RECORDS SUPPLIED

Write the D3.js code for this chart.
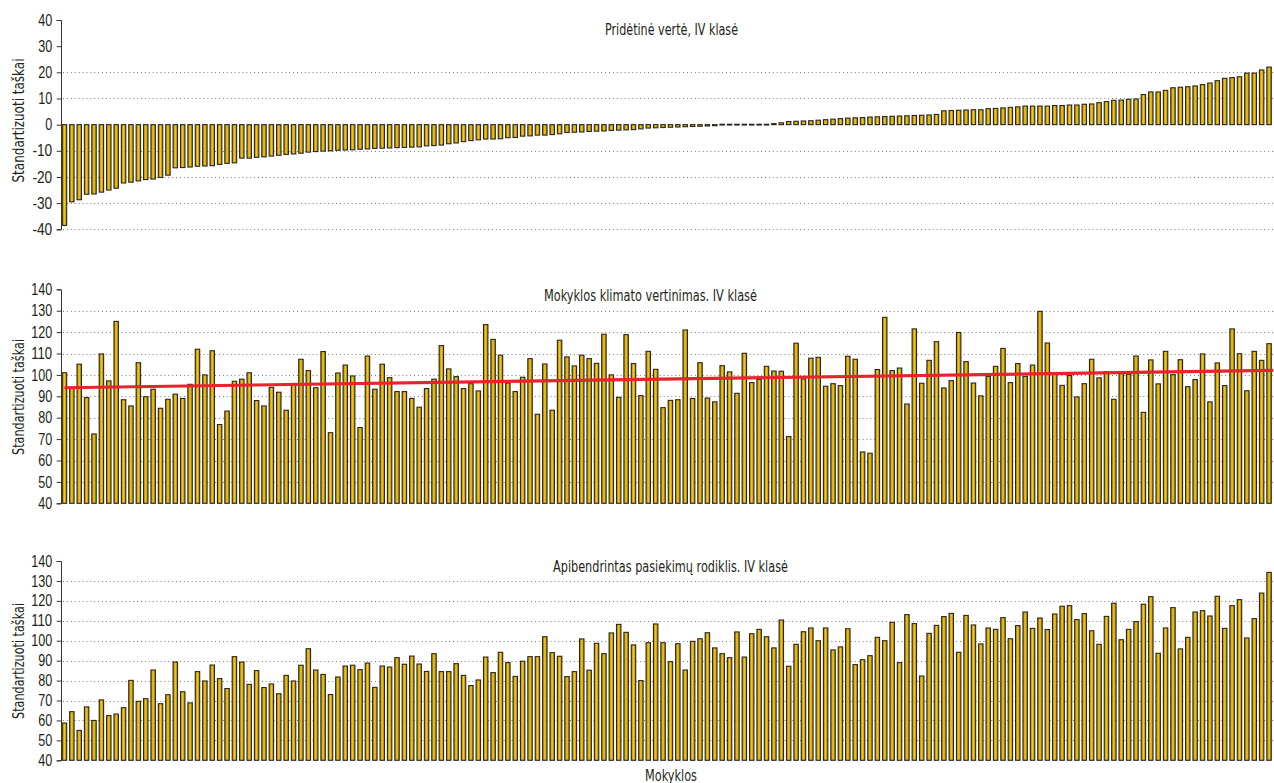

* * *

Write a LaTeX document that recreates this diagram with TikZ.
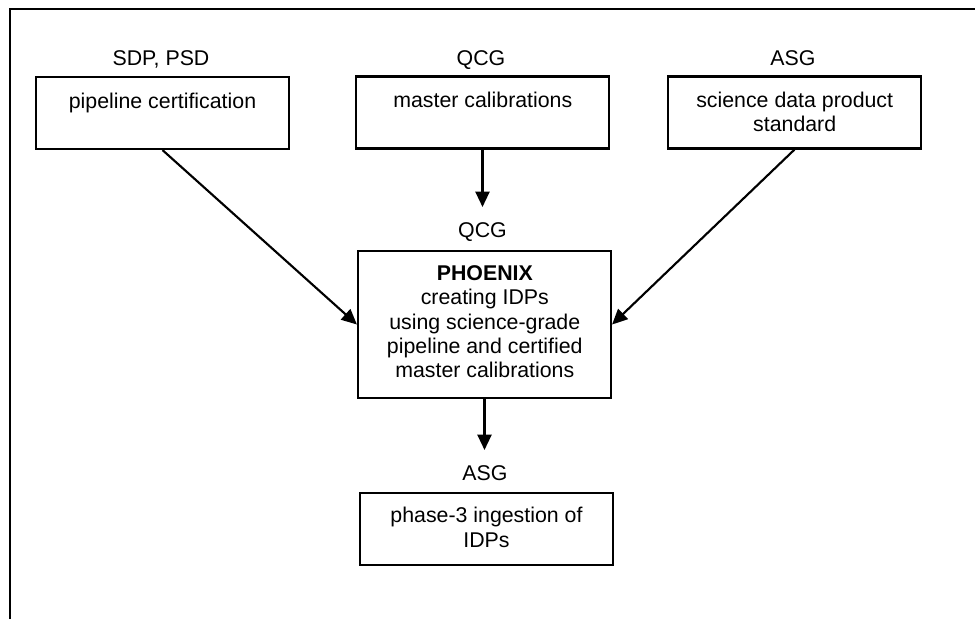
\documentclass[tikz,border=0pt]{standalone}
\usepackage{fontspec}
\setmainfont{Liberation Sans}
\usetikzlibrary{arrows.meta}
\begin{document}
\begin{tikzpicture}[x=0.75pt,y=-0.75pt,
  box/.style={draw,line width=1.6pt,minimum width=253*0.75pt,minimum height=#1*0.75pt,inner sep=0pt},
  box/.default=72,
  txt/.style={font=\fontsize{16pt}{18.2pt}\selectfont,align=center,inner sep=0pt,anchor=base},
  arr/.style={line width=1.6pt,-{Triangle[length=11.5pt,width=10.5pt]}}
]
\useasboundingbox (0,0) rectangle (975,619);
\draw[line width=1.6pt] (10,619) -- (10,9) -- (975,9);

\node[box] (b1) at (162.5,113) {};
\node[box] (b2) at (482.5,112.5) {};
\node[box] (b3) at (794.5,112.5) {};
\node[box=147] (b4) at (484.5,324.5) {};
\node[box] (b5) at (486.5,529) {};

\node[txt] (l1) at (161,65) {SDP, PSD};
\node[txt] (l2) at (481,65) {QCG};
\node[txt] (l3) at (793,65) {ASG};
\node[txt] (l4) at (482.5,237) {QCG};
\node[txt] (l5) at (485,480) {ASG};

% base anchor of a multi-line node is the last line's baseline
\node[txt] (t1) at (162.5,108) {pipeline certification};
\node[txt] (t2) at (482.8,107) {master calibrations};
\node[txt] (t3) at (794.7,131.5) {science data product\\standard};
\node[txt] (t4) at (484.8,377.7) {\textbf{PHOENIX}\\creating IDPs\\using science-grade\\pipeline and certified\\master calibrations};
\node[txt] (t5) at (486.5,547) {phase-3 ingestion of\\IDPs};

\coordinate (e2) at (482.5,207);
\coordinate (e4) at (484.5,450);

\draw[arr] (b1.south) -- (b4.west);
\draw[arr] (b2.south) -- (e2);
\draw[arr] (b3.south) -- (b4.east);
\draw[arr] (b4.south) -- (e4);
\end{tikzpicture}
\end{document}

THE TASK
Identify and extract each line of the listing that contains "this".

TASK OUTPUT
Write the D3.js code for this chart.
Write a LaTeX document that recreates this diagram with TikZ.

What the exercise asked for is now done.